C'était il y a longtemps
Je me rappelle un jour, c’était il y a longtemps, et c’était il y a loin (l’ex-Yougoslavie). On avait dormi à la belle étoile, enfin dormi, c’est beaucoup dire, on avait parlé, plutôt, toute la nuit. Il s’appelait Pierre, enfin ... un autre Pierre. Pas celui qui. Non, ce Pierre-là, il ne m’a laissé que son prénom, et des mots dans la nuit. On avait fini par s’allonger à plat dos, on regardait le ciel. Mon Dieu que j’aimais regarder le ciel ! Et puis sa main était venue sur moi, elle était allée s’aventurer sous mon pantalon, sous mon slip en coton, pour aller se poser délicatement sur le Mont-de-Vénus. Elle y était restée un long moment, comme pour décalquer l’empreinte sur sa paume, s’imbiber de ma chaleur, de mon humidité, redessiner mentalement la galaxie des femmes (il avait, semble-t-il, un profond besoin de renouer avec le corps féminin).

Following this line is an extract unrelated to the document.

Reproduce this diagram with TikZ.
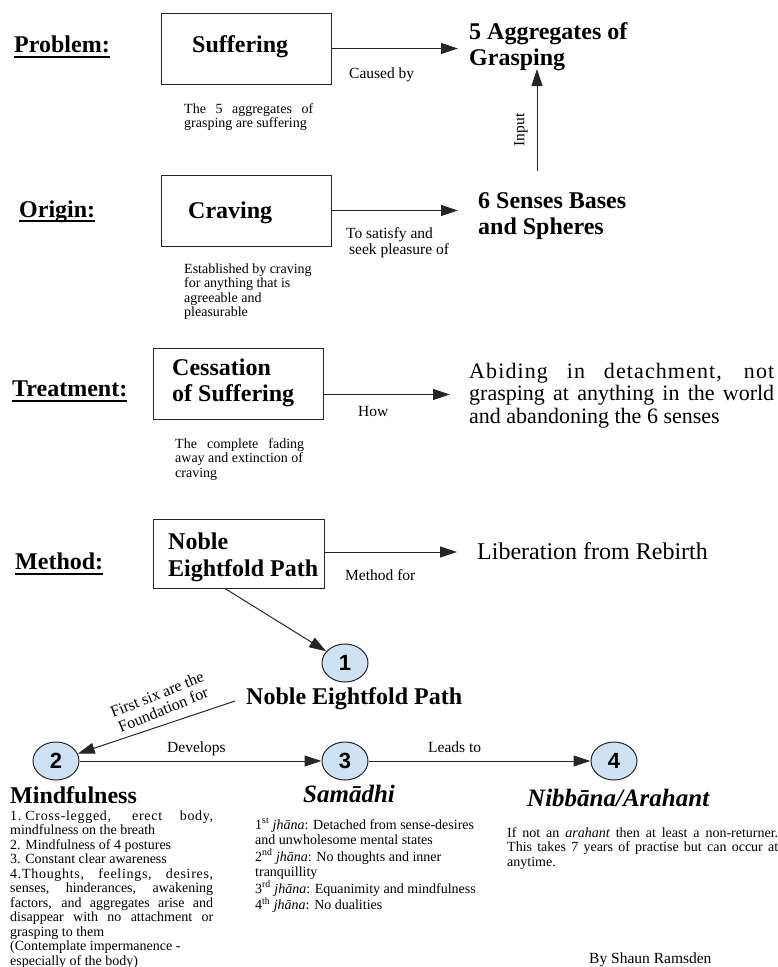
\documentclass[tikz,border=0pt]{standalone}
\usepackage{fontspec}
\setmainfont{Liberation Serif}
\newfontfamily\numfont{Liberation Sans}
\usetikzlibrary{arrows.meta,shapes.geometric,calc}
\definecolor{circblue}{RGB}{207,226,243}
\newcommand\lns[1]{\begin{tabular}[t]{@{}l@{}}#1\end{tabular}}
\newcommand\jl[2]{\makebox[#1][s]{#2}}
\newcommand\jls[2]{\makebox[#1][s]{\addfontfeature{LetterSpace=5}#2}}
\tikzset{
  box/.style={draw=black!85, line width=1pt, minimum width=170pt, minimum height=71pt, inner sep=0},
  arr/.style={-{Triangle[length=17pt,width=11pt]}, line width=1pt, draw=black!85},
  head/.style={font=\fontsize{24}{26}\selectfont\bfseries, inner sep=0, anchor=base west},
  headit/.style={font=\fontsize{25}{26}\selectfont\bfseries\itshape, inner sep=0, anchor=base west},
  big/.style={font=\fontsize{22}{22.5}\selectfont, inner sep=0, anchor=base west},
  lbig/.style={font=\fontsize{24}{26}\selectfont, inner sep=0, anchor=base west},
  lab/.style={font=\fontsize{15.5}{16}\selectfont, inner sep=0, anchor=base west},
  note/.style={font=\fontsize{14}{14.5}\selectfont, inner sep=0, anchor=base west},
  notew/.style={font=\fontsize{14}{15.4}\selectfont, inner sep=0, anchor=base west},
  num/.style={ellipse, draw=black!85, line width=1pt, fill=circblue, minimum width=46pt, minimum height=38pt, inner sep=0, font=\numfont\bfseries\fontsize{22}{22}\selectfont},
  ul/.style={line width=1.4pt}
}
\begin{document}
\begin{tikzpicture}[x=1pt,y=-1pt]
\useasboundingbox (0,0) rectangle (778,967);
% row labels
\node[head] (prob) at (14,52) {Problem:};
\draw[ul] ([yshift=-5pt]prob.base west) -- ([yshift=-5pt]prob.base east);
\node[head] (orig) at (19,217) {Origin:};
\draw[ul] ([yshift=-4pt]orig.base west) -- ([yshift=-4pt]orig.base east);
\node[head] (treat) at (12,396) {Treatment:};
\draw[ul] ([yshift=-5pt]treat.base west) -- ([yshift=-5pt]treat.base east);
\node[head] (meth) at (15,569) {Method:};
\draw[ul] ([yshift=-5pt]meth.base west) -- ([yshift=-5pt]meth.base east);

% boxes
\node[box] (suf) at (246,48.5) {};
\node[box] (crav) at (246,210.5) {};
\node[box] (cess) at (238,383.5) {};
\node[box, minimum width=171pt, minimum height=69pt] (neb) at (238.5,553.5) {};

\node[head] (sufT) at (192,52) {Suffering};
\node[head] (cravT) at (188,218) {Craving};
\node[head] (cessT) at (172,375) {\lns{Cessation\\of Suffering}};
\node[head] (nebT) at (168,549) {\lns{Noble\\[1pt]Eightfold Path}};

% targets
\node[head] (agg) at (469,39) {\lns{5 Aggregates of\\Grasping}};
\node[head] (sen) at (478,208) {\lns{6 Senses Bases\\and Spheres}};
\node[big] (abid) at (469,378) {\lns{\jls{305pt}{Abiding in detachment, not}\\\jl{305pt}{grasping at anything in the world}\\and abandoning the 6 senses}};
\node[lbig] (lib) at (477,559) {Liberation from Rebirth};

% arrows of the upper part
\coordinate (inx) at (537,0);
\draw[arr, shorten >=11pt] (suf.east) -- (suf.east -| agg.west);
\draw[arr, shorten >=20pt] (crav.east) -- (crav.east -| sen.west);
\draw[arr, shorten >=19pt] ([yshift=-11pt]cess.east) -- ([yshift=-11pt]cess.east -| abid.west);
\draw[arr, shorten >=20pt] ([yshift=1.5pt]neb.east) -- ([yshift=1.5pt]neb.east -| lib.west);
\draw[arr, shorten <=19pt, shorten >=-4pt] (sen.north -| inx) -- (agg.south -| inx);

% arrow labels
\node[lab] (cb) at (349,78) {Caused by};
\node[lab, rotate=90, anchor=center] (inp) at (521,130) {Input};
\node[lab] (ts) at (346,238) {\lns{To satisfy and\\\hspace{3pt}seek pleasure of}};
\node[lab] (how) at (358,416) {How};
\node[lab] (mf) at (345,580) {Method for};

% notes
\node[note] (n1) at (184,113) {\lns{\jl{129pt}{The 5 aggregates of}\\grasping are suffering}};
\node[note] (n2) at (184,273) {\lns{Established by craving\\for anything that is\\agreeable and\\pleasurable}};
\node[note] (n3) at (175,448) {\lns{\jl{129pt}{The complete fading}\\away and extinction of\\craving}};

% lower part
\node[num] (c1) at (345,663) {1};
\node[num] (c2) at (56,761) {2};
\node[num] (c3) at (345,761) {3};
\node[num] (c4) at (614,761) {4};
\node[head] (nepl) at (246,704) {Noble Eightfold Path};

\draw[arr] ([xshift=-13.5pt]neb.south) -- (c1);
\draw[arr] ([xshift=-11pt,yshift=3pt]nepl.base west) -- (c2);
\draw[arr] (c2) -- (c3);
\draw[arr] (c3) -- (c4);

\node[font=\fontsize{16}{16.5}\selectfont, inner sep=0, rotate=22, align=center] (fs) at (160,702) {First six are the\\Foundation for};
\node[lab] (dev) at (167,752) {Develops};
\node[lab] (lt) at (428,752) {Leads to};

\node[head] (mindT) at (10,803) {Mindfulness};
\node[headit] (samT) at (303,802) {Samādhi};
\node[headit] (nibT) at (527,806) {Nibbāna/Arahant};

\node[note] (ml) at (10,820) {\lns{\jls{203pt}{1.\hspace{4pt}Cross-legged, erect body,}\\mindfulness on the breath\\2. Mindfulness of 4 postures\\3. Constant clear awareness\\\jls{203pt}{4.Thoughts, feelings, desires,}\\\jl{203pt}{senses, hinderances, awakening}\\\jl{203pt}{factors, and aggregates arise and}\\\jl{203pt}{disappear with no attachment or}\\grasping to them\\(Contemplate impermanence -\\especially of the body)}};

\node[notew] (sl) at (255,829) {\lns{1\textsuperscript{st} \textit{jhāna}: Detached from sense-desires\\and unwholesome mental states\\2\textsuperscript{nd} \textit{jhāna}: No thoughts and inner\\tranquillity\\3\textsuperscript{rd} \textit{jhāna}: Equanimity and mindfulness\\4\textsuperscript{th} \textit{jhāna}: No dualities}};

\node[note] (nl) at (507,837) {\lns{\jl{271pt}{If not an \textit{arahant} then at least a non-returner.}\\\jl{271pt}{This takes 7 years of practise but can occur at}\\anytime.}};

\node[lab] (by) at (589,963) {By Shaun Ramsden};
\end{tikzpicture}
\end{document}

Je n’avais rien dit. Je n’avais rien dit parce que dans ce geste, il n’y avait rien d’autre que de la tendresse. Ou plutôt, ce que je sais aujourd’hui être de la tendresse. De la délicatesse. Ces trucs qui m’ont tant, tant, tant manqué par la suite dans mes relations à l’homme. Pourquoi ? pourquoi était-ce si incompatible pour moi qu’un homme qui est censé m’aimer puisse être tendre et gentil avec moi ? Pourquoi ? Je ne sais pas.
Juste, je me rappelle : la couverture tricotée d’étoiles au-dessus de nos têtes, et puis l’infinie douceur, et ne pas avoir peur.
Etre à côté d’un homme et ne pas avoir peur.
Au matin, il a remis son sac sur son dos, et il a repris la route.
Je me rappelle, c’était il y a longtemps.